A Bogus Holiday
Last week, the Mises Institute didn’t celebrate Martin Luther King Day. Why not? Is it because we are “racists”? Not at all. King has become an icon, who in the eyes of the Left must be viewed with adoration. He was in fact a disreputable person, underserving of honor in a free society. The transformation of King into a moral saint resembles the way George Floyd, a thug and drug addict, has become the “Gentle Giant,” while people riot in his name.
The great historian Paul Gottfried has explained the way in which worship of King has become a religion: “A young friend has just sent me the program for the celebration of Martin Luther King’s birthday that will take place next week at Kenyon College. The unifying theme is ‘Martin Luther King, Was He a Twentieth-Century Jesus,’ a key question that one is led to believe should be answered in the affirmative. The featured speaker for this sacral event is the Black Nationalist professor of law at New York University and ‘a pioneer in the Critical Race Theory Movement,’ Derrick Bell, who in all probability will tell the audience what he has been invited to say. What my young disciple did not know when he sent me the announcement is that our college is sponsoring a similar celebration, albeit one without Bell. Our students and faculty are expected to spend all of next Monday attending carefully selected panels dealing with the self-sacrificing goodness of Dr. King and the abjectly racist society he came to redeem. While our chaplain at a recent ‘holiday luncheon’ could not bring herself to mention the Christian savior in a Christmas prayer, lest she offend some unidentified Kwanza celebrant, she and her onetime Christian colleagues are exhausting themselves in preparation for next Monday’s events.
Although this form of savior-displacement opens the door to many questions not all of which I can address here, there are two misconceptions concerning the King cult that warrant immediate discussion. In both cases, I am criticizing my well-meaning traditionalist friends who have pooh-poohed what is going on. The holiday, contrary to what some predicted would happen twenty years ago, has not turned into ‘just another George Washington birthday-type vacation,’ marked by bargain sales and a few entirely forgettable media references. MLK comes as the prelude to a new Lenten month that is full of compulsory meditation on the sins of white racism. The national birthday shows all the spontaneity of a celebration of Hitler’s birthday held in Germany during the Third Reich. Already in the late eighties my youngest daughter had to spend MLK’s birthdays in an elementary school in Montgomery County, Maryland, listing the reasons for which we were to feel grateful to the honored hero. When Sara noted that among King’s achievements was that the ‘blacks got to use white bathrooms’ in Southern states, the teacher complained that she was not ‘respecting him sufficiently.’ Jesus may be praised in the Bible for helping to cater a Jewish wedding but for King we are only allowed to bring up the big stuff. Perhaps my daughter should have praised King for repeating the Old Testament miracle of causing the sun to stand still.
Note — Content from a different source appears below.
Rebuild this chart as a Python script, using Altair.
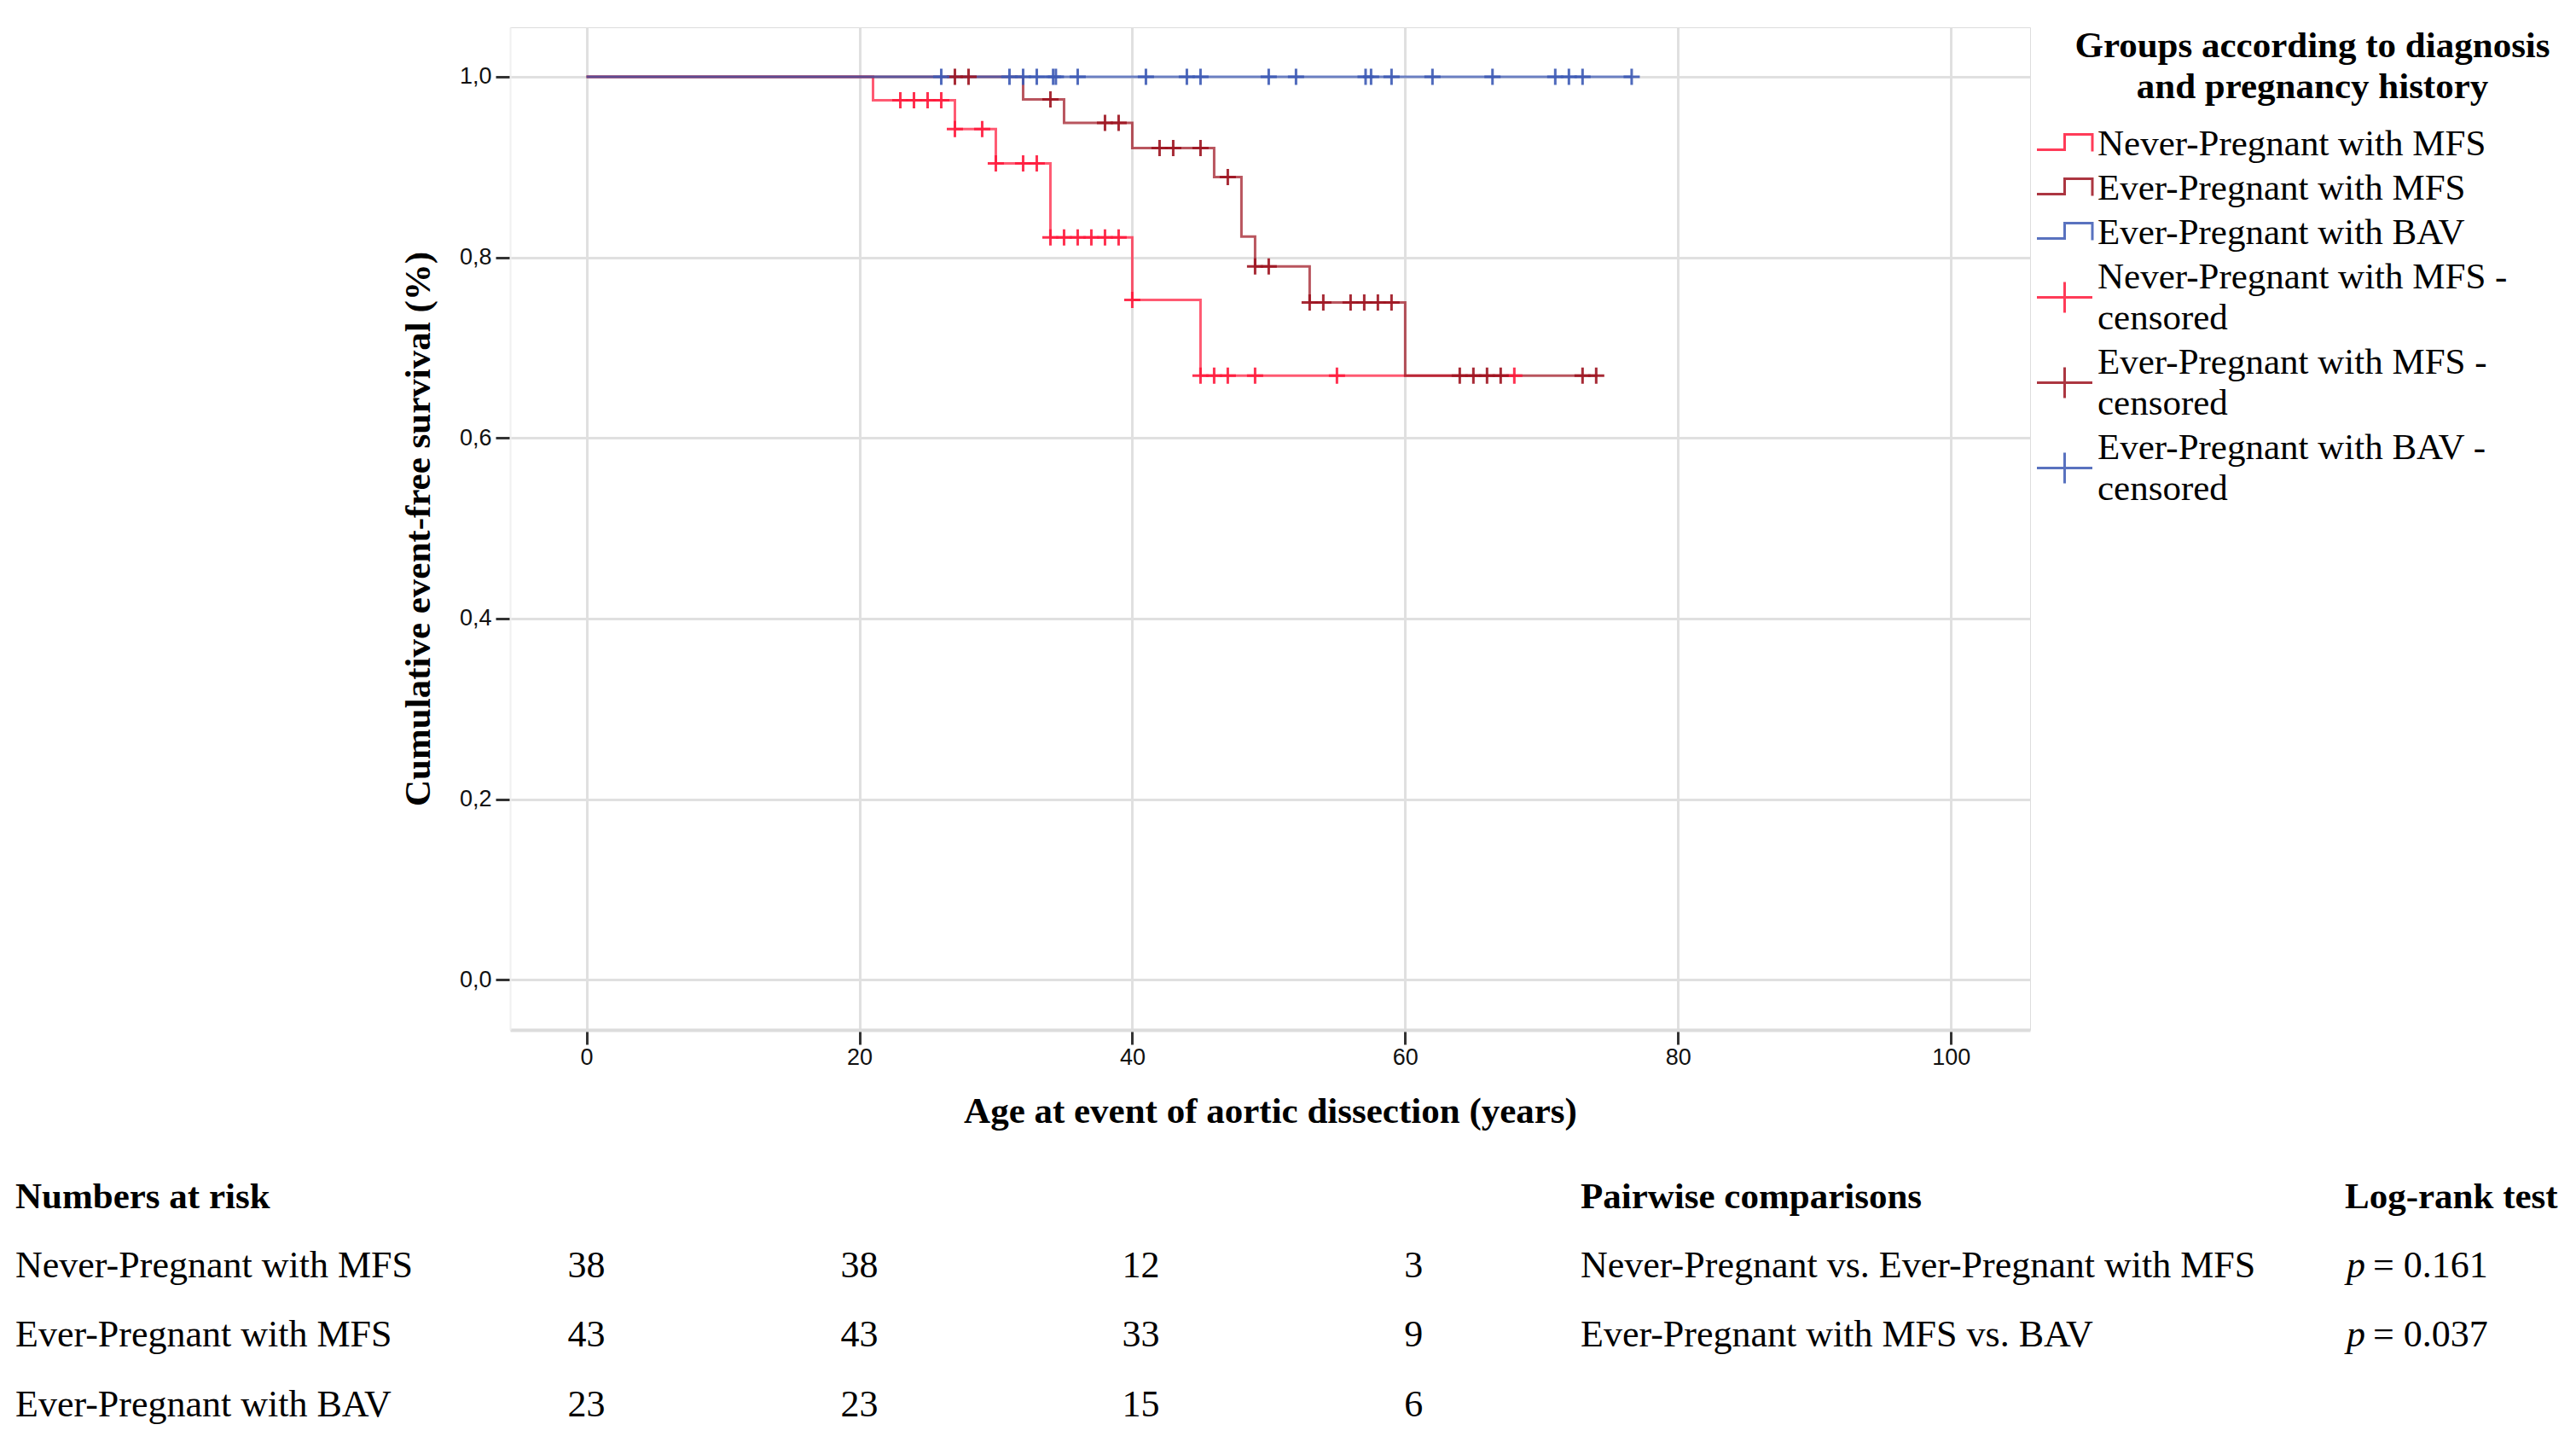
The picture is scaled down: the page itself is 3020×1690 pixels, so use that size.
import altair as alt
import pandas as pd

# ---------------- data ----------------
groups = ["Never-Pregnant with MFS", "Ever-Pregnant with MFS", "Ever-Pregnant with BAV"]
group_colors = ["#ff1a3c", "#9e1420", "#3d5ab5"]

# Kaplan-Meier steps: time of each drop and the survival after it (last = end of follow-up)
never_times = [0, 21, 27, 30, 34, 40, 45, 68]
never_surv = [1.0, 0.974, 0.942, 0.904, 0.822, 0.753, 0.669, 0.669]
ever_times = [0, 32, 35, 40, 46, 48, 49, 53, 60, 74.1]
ever_surv = [1.0, 0.975, 0.949, 0.921, 0.889, 0.823, 0.790, 0.750, 0.669, 0.669]
bav_times = [0, 76.6]
bav_surv = [1.0, 1.0]

# censored observations (ages)
never_censored = [23, 24, 25, 26, 27, 29, 30, 32, 33, 34, 35, 36, 37, 38, 39, 40,
                  45, 46, 47, 49, 55, 68]
ever_censored = [27, 28, 34, 38, 39, 42, 43, 45, 47, 49, 50, 53, 54, 56, 57, 58, 59,
                 64, 65, 66, 67, 73, 74]
bav_censored = [26, 31, 32, 33, 34.2, 34.4, 36, 41, 44, 45, 50, 52, 57.1, 57.5, 59,
                62, 66.4, 71, 72, 73, 76.6]

# numbers at risk
risk_times = [0, 20, 40, 60]
risk_never = [38, 38, 12, 3]
risk_ever = [43, 43, 33, 9]
risk_bav = [23, 23, 15, 6]

# pairwise comparisons
comparisons = ["Never-Pregnant vs. Ever-Pregnant with MFS", "Ever-Pregnant with MFS vs. BAV"]
p_values = ["= 0.161", "= 0.037"]

legend_title = "Groups according to diagnosis\nand pregnancy history"
x_ticks = [0, 20, 40, 60, 80, 100]
y_ticks = [0.0, 0.2, 0.4, 0.6, 0.8, 1.0]

# ---------------- tables for the library ----------------
curve_sets = [(never_times, never_surv, never_censored),
              (ever_times, ever_surv, ever_censored),
              (bav_times, bav_surv, bav_censored)]


def level_at(times, surv, t):
    lvl = surv[0]
    for tt, s in zip(times, surv):
        if tt <= t:
            lvl = s
    return lvl


line_rows, cens_rows = [], []
for g, (ts, ss, cs) in zip(groups, curve_sets):
    for t, s in zip(ts, ss):
        line_rows.append({"group": g, "time": t, "surv": s})
    for c in cs:
        cens_rows.append({"group": g, "time": c, "surv": level_at(ts, ss, c)})
lines_df = pd.DataFrame(line_rows)
cens_df = pd.DataFrame(cens_rows)

entries = groups + [g + " - censored" for g in groups]
entry_colors = group_colors + group_colors
LABEL_LH = 48
step_path = "M-1.625,0.35L0,0.35L0,-0.55L1.625,-0.55L1.625,0.45"
# cross drawn between the two lines of the wrapped label (symbol radius 20 px)
cross_path = "M-1.625,1.2L1.625,1.2M0,0.3L0,2.1"
legend_df = pd.DataFrame({"entry": entries, "time": [200] * 6, "surv": [0.5] * 6})

risk_df = pd.DataFrame(
    [{"group": g, "time": t, "n": n}
     for g, ns in zip(groups, [risk_never, risk_ever, risk_bav])
     for t, n in zip(risk_times, ns)]
)

# ---------------- layout ----------------
W, H = 1782, 1175
X_DOMAIN = [-5.6, 105.8]
Y_DOMAIN = [-0.0555, 1.0548]
SERIF = "Liberation Serif"
SANS = "Liberation Sans"
ROW_Y = [1465, 1546, 1628]
HEAD_Y = 1384

xs = alt.Scale(domain=X_DOMAIN, nice=False, zero=False)
ys = alt.Scale(domain=Y_DOMAIN, nice=False, zero=False)

x_axis = alt.Axis(
    values=x_ticks, title="Age at event of aortic dissection (years)",
    grid=True, gridColor="#e0e0e0", gridWidth=3,
    domainColor="#dcdcdc", domainWidth=4,
    tickColor="#333333", tickWidth=3, tickSize=17,
    labelFont=SANS, labelFontSize=27, labelColor="#111111", labelPadding=2,
    titleFont=SERIF, titleFontSize=43, titleFontWeight="bold", titleColor="black",
    titleX=W / 2, titleY=108, titleBaseline="alphabetic", titleAlign="center",
)
y_axis = alt.Axis(
    values=y_ticks, labelExpr="replace(format(datum.value, '.1f'), '.', ',')",
    title="Cumulative event-free survival (%)",
    grid=True, gridColor="#e0e0e0", gridWidth=3,
    domainColor="#f0f0f0", domainWidth=2,
    tickColor="#333333", tickWidth=3, tickSize=17,
    labelFont=SANS, labelFontSize=27, labelColor="#111111", labelPadding=5,
    titleFont=SERIF, titleFontSize=43, titleFontWeight="bold", titleColor="black",
    titleAngle=270, titleX=-95, titleY=H / 2, titleBaseline="alphabetic", titleAlign="center",
)

grp_color = alt.Color("group:N", scale=alt.Scale(domain=groups, range=group_colors), legend=None)

lines = alt.Chart(lines_df).mark_line(interpolate="step-after", strokeWidth=3, opacity=0.72).encode(
    x=alt.X("time:Q", scale=xs, axis=x_axis),
    y=alt.Y("surv:Q", scale=ys, axis=y_axis),
    color=grp_color,
    detail="group:N",
)

censors = alt.Chart(cens_df).mark_point(
    shape="M-1,0L1,0M0,-1L0,1", size=361, strokeWidth=3, filled=False, opacity=0.9
).encode(
    x=alt.X("time:Q", scale=xs),
    y=alt.Y("surv:Q", scale=ys),
    color=grp_color,
)

leg = alt.Legend(
    title=None,
    orient="none", legendX=1801, legendY=115, padding=0,
    labelFont=SERIF, labelFontSize=43, labelColor="black", labelLimit=2000,
    labelExpr="indexof(datum.label, ' - censored') > 0 ? [replace(datum.label, ' - censored', ' -'), 'censored'] : datum.label",
    labelOffset=17, symbolSize=1600, symbolStrokeWidth=3, symbolOpacity=0.85,
    rowPadding=8,
)
legend_layer = alt.Chart(legend_df).mark_point(filled=False, clip=True, strokeWidth=3).encode(
    x=alt.X("time:Q", scale=xs),
    y=alt.Y("surv:Q", scale=ys),
    color=alt.Color("entry:N", scale=alt.Scale(domain=entries, range=entry_colors), legend=leg),
    shape=alt.Shape("entry:N", scale=alt.Scale(domain=entries, range=[step_path] * 3 + [cross_path] * 3), legend=leg),
)

legend_title_layer = alt.Chart(pd.DataFrame({"t": [legend_title]})).mark_text(
    font=SERIF, fontSize=43, fontWeight="bold", color="black", align="center",
    baseline="alphabetic", lineBreak="\n", lineHeight=48,
).encode(x=alt.value(2113), y=alt.value(35), text="t:N")


def label(text, x, y, bold=False, italic=False, align="left"):
    return alt.Chart(pd.DataFrame({"t": [text]})).mark_text(
        font=SERIF, fontSize=43 if bold else 44, fontWeight="bold" if bold else "normal",
        fontStyle="italic" if italic else "normal", color="black", align=align,
        baseline="alphabetic",
    ).encode(x=alt.value(x), y=alt.value(y), text="t:N")


texts = [
    label("Numbers at risk", -580, HEAD_Y, bold=True),
    label("Pairwise comparisons", 1255, HEAD_Y, bold=True),
    label("Log-rank test", 2151, HEAD_Y, bold=True),
]
for g, yy in zip(groups, ROW_Y):
    texts.append(label(g, -580, yy))
for comp, pv, yy in zip(comparisons, p_values, ROW_Y):
    texts.append(label(comp, 1255, yy))
    texts.append(label("p", 2153, yy, italic=True))
    texts.append(label(pv, 2184, yy))

risk_layers = []
for g, yy in zip(groups, ROW_Y):
    for cond, dx in [("datum.time < 40", 0), ("datum.time >= 40", 10)]:
        risk_layers.append(
            alt.Chart(risk_df).transform_filter(alt.datum.group == g).transform_filter(cond)
            .mark_text(font=SERIF, fontSize=44, color="black", align="center", baseline="alphabetic", dx=dx)
            .encode(x=alt.X("time:Q", scale=xs), y=alt.value(yy), text="n:Q")
        )

chart = alt.layer(lines, censors, legend_layer, legend_title_layer, *risk_layers, *texts).resolve_scale(
    color="independent", shape="independent"
).properties(
    width=W, height=H,
    padding={"left": 590, "top": 24, "right": 632, "bottom": 475},
    autosize=alt.AutoSizeParams(type="none"),
).configure_view(stroke=None).configure(
    background="white",
    style={"guide-label": {"lineHeight": LABEL_LH}},
)

chart.save("out.html", embed_options={"renderer": "svg", "actions": False})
It is also insufficient to compare the adoration of King to various statements made by Abolitionists, which likened the martyrdom of real or alleged anti-slavery crusaders to the crucifixion of Jesus. Eulogies heaped on John Brown and Abraham Lincoln may have been tasteless but they were also relatively harmless. The people who made them were usually devout, Bible-reading Christians, and although carried away by their rhetorical zeal, they then went back to their traditional beliefs and established ways of life. Although some of these zealots such as Ralph Waldo Emerson may have been whacky religious innovators, they never tried to substitute the worship of a violent Abolitionist for that of the Christian God. For one thing, they were living in a still intact American Protestant society, at which at most they could chip away at the edges. Moreover, New England Brahmins usually exemplified social propriety, and once slavery as an issue was gone, they took up other sorts of activities, e.g., preserving their cultural and ethnic hegemony in the face of the new immigration. (Emerson and Henry Adams, from their correspondence, seem to have dreaded the impending disappearance of the WASP America in which they had spent their youth.)